**Source code of charts**.
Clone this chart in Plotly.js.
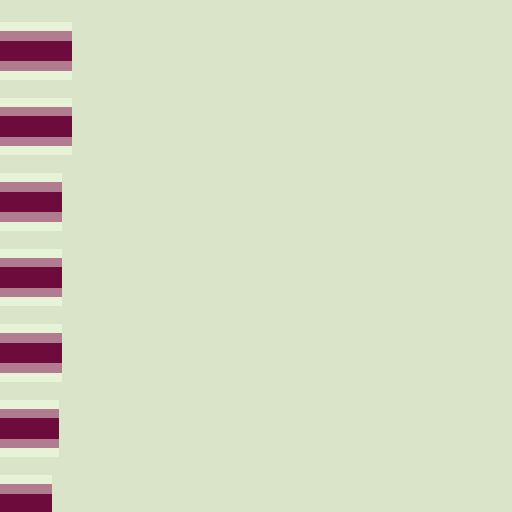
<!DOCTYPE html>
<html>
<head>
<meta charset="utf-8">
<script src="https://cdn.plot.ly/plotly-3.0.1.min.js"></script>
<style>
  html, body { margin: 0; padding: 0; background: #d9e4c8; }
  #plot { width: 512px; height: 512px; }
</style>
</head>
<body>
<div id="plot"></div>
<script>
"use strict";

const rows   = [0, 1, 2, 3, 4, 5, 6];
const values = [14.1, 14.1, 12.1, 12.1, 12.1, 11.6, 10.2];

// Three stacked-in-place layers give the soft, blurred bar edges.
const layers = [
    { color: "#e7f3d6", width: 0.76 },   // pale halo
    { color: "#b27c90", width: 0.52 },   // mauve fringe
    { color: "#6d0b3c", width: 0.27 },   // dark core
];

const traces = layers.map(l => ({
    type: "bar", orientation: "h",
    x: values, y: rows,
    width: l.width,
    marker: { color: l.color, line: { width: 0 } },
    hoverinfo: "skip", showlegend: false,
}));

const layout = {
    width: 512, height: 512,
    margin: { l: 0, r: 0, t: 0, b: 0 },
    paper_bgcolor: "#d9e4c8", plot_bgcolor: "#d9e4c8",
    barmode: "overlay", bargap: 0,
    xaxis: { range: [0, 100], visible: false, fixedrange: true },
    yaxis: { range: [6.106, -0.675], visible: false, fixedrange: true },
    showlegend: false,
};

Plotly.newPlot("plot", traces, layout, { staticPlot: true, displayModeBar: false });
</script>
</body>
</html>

--

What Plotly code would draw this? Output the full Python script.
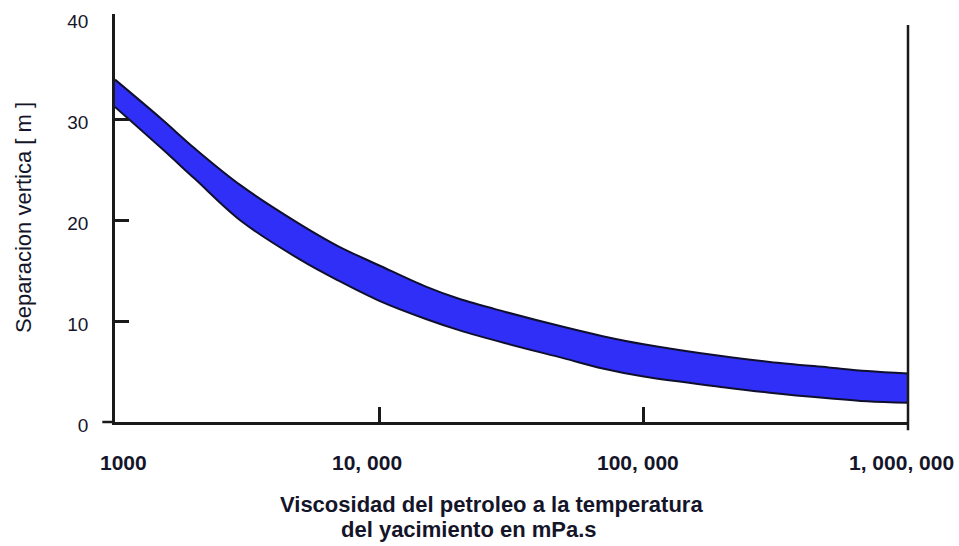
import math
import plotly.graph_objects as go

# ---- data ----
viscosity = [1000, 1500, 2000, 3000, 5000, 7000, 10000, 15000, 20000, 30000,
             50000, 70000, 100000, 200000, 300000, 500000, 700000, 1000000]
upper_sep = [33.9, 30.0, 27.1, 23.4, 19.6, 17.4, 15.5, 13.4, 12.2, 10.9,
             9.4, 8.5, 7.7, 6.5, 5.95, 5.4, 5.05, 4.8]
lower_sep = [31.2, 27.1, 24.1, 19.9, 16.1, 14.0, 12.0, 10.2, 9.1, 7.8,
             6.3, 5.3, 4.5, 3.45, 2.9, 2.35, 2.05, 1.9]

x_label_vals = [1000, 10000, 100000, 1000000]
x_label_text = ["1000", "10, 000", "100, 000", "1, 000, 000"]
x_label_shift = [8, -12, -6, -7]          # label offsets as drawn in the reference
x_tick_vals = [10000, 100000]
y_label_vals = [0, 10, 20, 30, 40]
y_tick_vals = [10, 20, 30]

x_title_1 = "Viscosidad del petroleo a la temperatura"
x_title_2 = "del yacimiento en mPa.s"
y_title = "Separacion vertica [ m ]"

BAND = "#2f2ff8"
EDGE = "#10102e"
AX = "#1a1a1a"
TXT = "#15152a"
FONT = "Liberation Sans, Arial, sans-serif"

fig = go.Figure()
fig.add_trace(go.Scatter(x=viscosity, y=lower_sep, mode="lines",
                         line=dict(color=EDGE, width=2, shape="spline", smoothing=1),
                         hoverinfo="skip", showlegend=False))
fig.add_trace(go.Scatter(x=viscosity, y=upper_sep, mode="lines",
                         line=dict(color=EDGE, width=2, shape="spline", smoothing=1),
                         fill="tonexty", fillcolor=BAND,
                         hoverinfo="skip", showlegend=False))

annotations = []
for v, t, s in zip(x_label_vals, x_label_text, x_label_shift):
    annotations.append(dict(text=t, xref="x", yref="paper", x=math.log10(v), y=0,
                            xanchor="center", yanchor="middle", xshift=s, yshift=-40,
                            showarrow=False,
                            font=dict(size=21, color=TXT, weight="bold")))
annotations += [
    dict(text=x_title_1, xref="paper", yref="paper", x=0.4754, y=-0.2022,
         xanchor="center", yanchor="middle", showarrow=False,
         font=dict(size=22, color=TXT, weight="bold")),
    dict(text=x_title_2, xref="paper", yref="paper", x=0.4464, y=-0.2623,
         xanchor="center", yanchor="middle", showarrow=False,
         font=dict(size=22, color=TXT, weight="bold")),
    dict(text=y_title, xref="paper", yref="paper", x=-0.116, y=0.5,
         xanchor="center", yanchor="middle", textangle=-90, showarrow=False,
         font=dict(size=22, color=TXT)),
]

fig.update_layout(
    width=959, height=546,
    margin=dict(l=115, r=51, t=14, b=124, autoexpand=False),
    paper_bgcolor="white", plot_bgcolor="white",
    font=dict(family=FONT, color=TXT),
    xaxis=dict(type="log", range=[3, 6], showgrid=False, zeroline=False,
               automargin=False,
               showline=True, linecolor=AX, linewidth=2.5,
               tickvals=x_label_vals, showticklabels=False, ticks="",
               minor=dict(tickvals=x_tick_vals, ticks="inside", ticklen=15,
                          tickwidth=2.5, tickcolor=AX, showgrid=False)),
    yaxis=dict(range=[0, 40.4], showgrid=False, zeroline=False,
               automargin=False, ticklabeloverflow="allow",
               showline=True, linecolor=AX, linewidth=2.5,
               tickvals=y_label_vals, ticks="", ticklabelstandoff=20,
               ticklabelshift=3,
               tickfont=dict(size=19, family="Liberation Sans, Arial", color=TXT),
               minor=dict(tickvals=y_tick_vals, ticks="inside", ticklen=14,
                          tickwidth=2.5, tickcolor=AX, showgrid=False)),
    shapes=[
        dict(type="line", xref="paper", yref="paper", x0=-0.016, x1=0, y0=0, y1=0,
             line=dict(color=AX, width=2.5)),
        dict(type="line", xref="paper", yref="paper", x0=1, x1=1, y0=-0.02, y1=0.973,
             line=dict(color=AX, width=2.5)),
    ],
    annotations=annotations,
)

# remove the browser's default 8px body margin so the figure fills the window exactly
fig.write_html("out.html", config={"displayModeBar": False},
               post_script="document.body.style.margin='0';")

**Short task**. From the records above, transcribe exactly the lines starting at the one containing "What Plotly code" and ending at the one containing "y_tick_vals = [10, 20, 30]". Skip the pictures.

**Solution below**.
What Plotly code would draw this? Output the full Python script.
import math
import plotly.graph_objects as go

# ---- data ----
viscosity = [1000, 1500, 2000, 3000, 5000, 7000, 10000, 15000, 20000, 30000,
             50000, 70000, 100000, 200000, 300000, 500000, 700000, 1000000]
upper_sep = [33.9, 30.0, 27.1, 23.4, 19.6, 17.4, 15.5, 13.4, 12.2, 10.9,
             9.4, 8.5, 7.7, 6.5, 5.95, 5.4, 5.05, 4.8]
lower_sep = [31.2, 27.1, 24.1, 19.9, 16.1, 14.0, 12.0, 10.2, 9.1, 7.8,
             6.3, 5.3, 4.5, 3.45, 2.9, 2.35, 2.05, 1.9]

x_label_vals = [1000, 10000, 100000, 1000000]
x_label_text = ["1000", "10, 000", "100, 000", "1, 000, 000"]
x_label_shift = [8, -12, -6, -7]          # label offsets as drawn in the reference
x_tick_vals = [10000, 100000]
y_label_vals = [0, 10, 20, 30, 40]
y_tick_vals = [10, 20, 30]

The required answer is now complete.